With 47 percent of all academic positions now held by part-time
and non-tenure-track faculty, Zabel believes that this kind
of cross-sector organizing holds the key to improving working
conditions for part-time faculty. Despite the successes on
the UMass Boston campus, though, Zabel recognizes that organizing
adjunct faculty on a broader scale won’t be easy. “Part-timers
are notoriously difficult to organize,” he said. “Our employers
have created us for that reason.”

Other speakers testified about a growing awareness on the
part of students and their parents that the working conditions
of university employees are inextricably linked to the quality
of a university education. Nicole MacLaughlin, a representative
of the Illinois Federation of Teachers, and a former graduate
student at the University of Illinois, Urbana-Champaign, said
that support for the union of graduate students there is on
the rise among parents and students. “They understand that
our working conditions are their learning conditions,” she
said.

It is precisely this sentiment that SAWSJ hopes will lead
to widespread support for its University Code of Conduct regarding
the rights of university workers.
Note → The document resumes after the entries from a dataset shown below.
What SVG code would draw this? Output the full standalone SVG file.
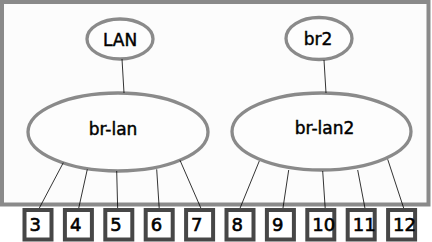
<svg xmlns="http://www.w3.org/2000/svg" width="432" height="242" viewBox="0 0 432 242">
<style>
.frame{fill:#fcfcfc;stroke:#8a8a8a;stroke-width:4}
.ell{fill:#fdfdfd;stroke:#8a8a8a;stroke-width:3.3}
.lbl{font-family:"DejaVu Sans",sans-serif;font-size:17px;fill:#000;stroke:#000;stroke-width:0.45;text-anchor:middle}
.port rect{fill:#fff;stroke:#474747;stroke-width:4}
.port text{font-family:"DejaVu Sans",sans-serif;font-size:18px;fill:#000;stroke:#000;stroke-width:0.6}
.conn line{stroke:#000;stroke-width:0.8}
</style>
<rect class="frame" x="2" y="2" width="426.5" height="202.5"/>
<g id="LAN"><ellipse class="ell" cx="120" cy="39" rx="33" ry="20"/><text class="lbl" x="120" y="46">LAN</text></g>
<g id="br2"><ellipse class="ell" cx="319" cy="38.5" rx="33" ry="21"/><text class="lbl" x="318" y="45">br2</text></g>
<g id="br-lan"><ellipse class="ell" cx="118" cy="132" rx="90" ry="39"/><text class="lbl" x="113" y="135">br-lan</text></g>
<g id="br-lan2"><ellipse class="ell" cx="321.5" cy="131.5" rx="89.5" ry="38.5"/><text class="lbl" x="324.5" y="134">br-lan2</text></g>
<g id="connectors" class="conn">
<line x1="122" y1="59" x2="124" y2="93"/>
<line x1="324" y1="60" x2="326" y2="93"/>
<line x1="63.3" y1="162.7" x2="38.3" y2="210"/>
<line x1="87.3" y1="169.3" x2="78.3" y2="210"/>
<line x1="116.7" y1="171" x2="117.7" y2="210"/>
<line x1="156.7" y1="169.3" x2="159.3" y2="210"/>
<line x1="180" y1="160.3" x2="201.7" y2="210"/>
<line x1="259.3" y1="161" x2="239.3" y2="210"/>
<line x1="288.7" y1="170" x2="282.7" y2="210"/>
<line x1="322.7" y1="171" x2="325.3" y2="210"/>
<line x1="357.7" y1="170" x2="365.3" y2="210"/>
<line x1="387.7" y1="159.3" x2="404.3" y2="210"/>
</g>
<g id="p3" class="port"><rect x="24.5" y="210" width="27" height="29.5"/><text x="29.5" y="230.5">3</text></g>
<g id="p4" class="port"><rect x="64.9" y="210" width="27" height="29.5"/><text x="69.9" y="230.5">4</text></g>
<g id="p5" class="port"><rect x="105.3" y="210" width="27" height="29.5"/><text x="110.3" y="230.5">5</text></g>
<g id="p6" class="port"><rect x="145.7" y="210" width="27" height="29.5"/><text x="150.7" y="230.5">6</text></g>
<g id="p7" class="port"><rect x="186.1" y="210" width="27" height="29.5"/><text x="191.1" y="230.5">7</text></g>
<g id="p8" class="port"><rect x="226.5" y="210" width="27" height="29.5"/><text x="231.5" y="230.5">8</text></g>
<g id="p9" class="port"><rect x="266.9" y="210" width="27" height="29.5"/><text x="271.9" y="230.5">9</text></g>
<g id="p10" class="port"><rect x="307.3" y="210" width="27" height="29.5"/><text x="312.3" y="230.5">10</text></g>
<g id="p11" class="port"><rect x="347.7" y="210" width="27" height="29.5"/><text x="352.7" y="230.5">11</text></g>
<g id="p12" class="port"><rect x="388.1" y="210" width="27" height="29.5"/><text x="393.1" y="230.5">12</text></g>
</svg>
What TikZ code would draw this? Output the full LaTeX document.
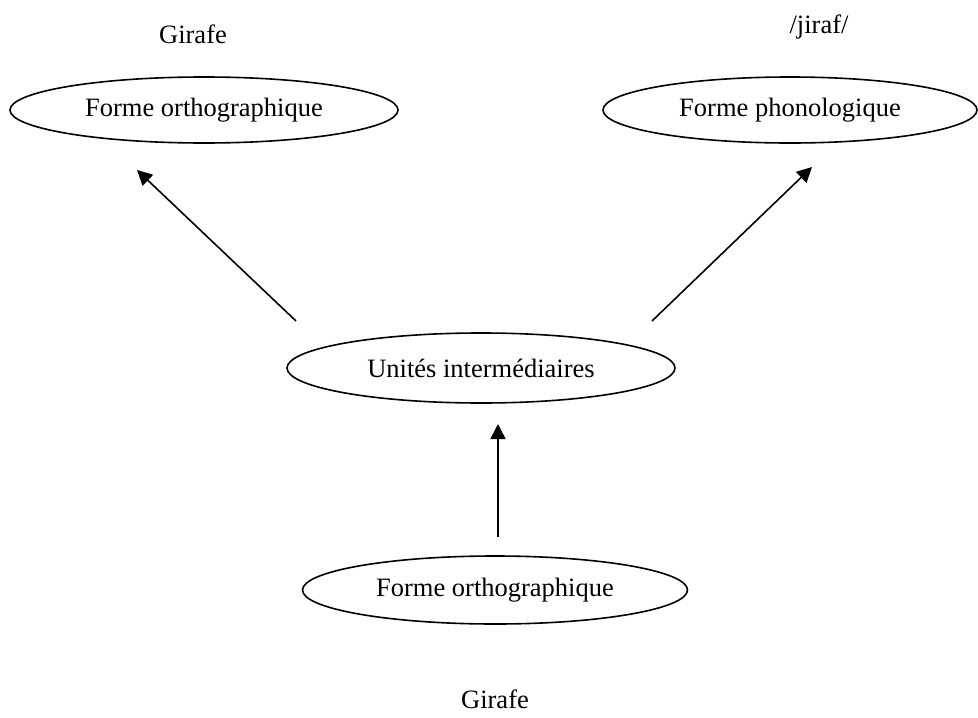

The code, which SAWSJ plans
to introduce for debate on campuses across the country this
spring, contains six provisions that the group maintains must
be followed by educational institutions to be considered ‘fair
labor practice employers.’ The provisions include the right
to participate fully in determining the conditions of work;
the right to learn, teach, work and conduct research in an
environment that values and protects academic freedom; the
right to a living wage that includes benefits; the right to
a workplace free from discrimination and harassment; the right
to a safe and healthy workplace; and finally, the right to
learn, teach and work in an institution that does not depend
upon prison labor. “No educational institution can fulfill
its mission,” reads the preamble to the Code, “unless these
rights are protected.”

Worthy sentiments no doubt, but does the Code stand a chance
of being implemented by colleges and universities? SAWSJ took
the idea for the code from another cause that seemed like
a long shot just a few years ago–the student-led anti-sweatshop
movement that has since fought successfully to ban sweatshop-made
products from universities across the country.

Besides, say advocates, the issues are worth raising even
if the Code fails to catch on. Rich Moser is a National Field
Representative for the American Association of University
Professors, a group that has aggressively organized part-time
and adjunct faculty in recent years. The Code of Conduct,
said Moser, is a response to a deep contradiction between
the self-professed mission of our educational institutions
and what their labor practices say about them. “The university
can’t help but be a teacher,” he said. “If it evokes corporate
values, if it exploits workers and pays them poorly, then
that is the hidden but true curriculum of the university.
In effect, the university is teaching that it’s good to exploit
people, and that, I would say, is very bad teaching.”

The graduate students, adjunct faculty, full professors and
campus construction workers who attended the hearing seemed
to agree. At the event’s conclusion, a vote was held on whether
or not to ‘pass’ the ‘Fair Labor Practices’ Code of Conduct.
Not surprisingly, it passed unanimously.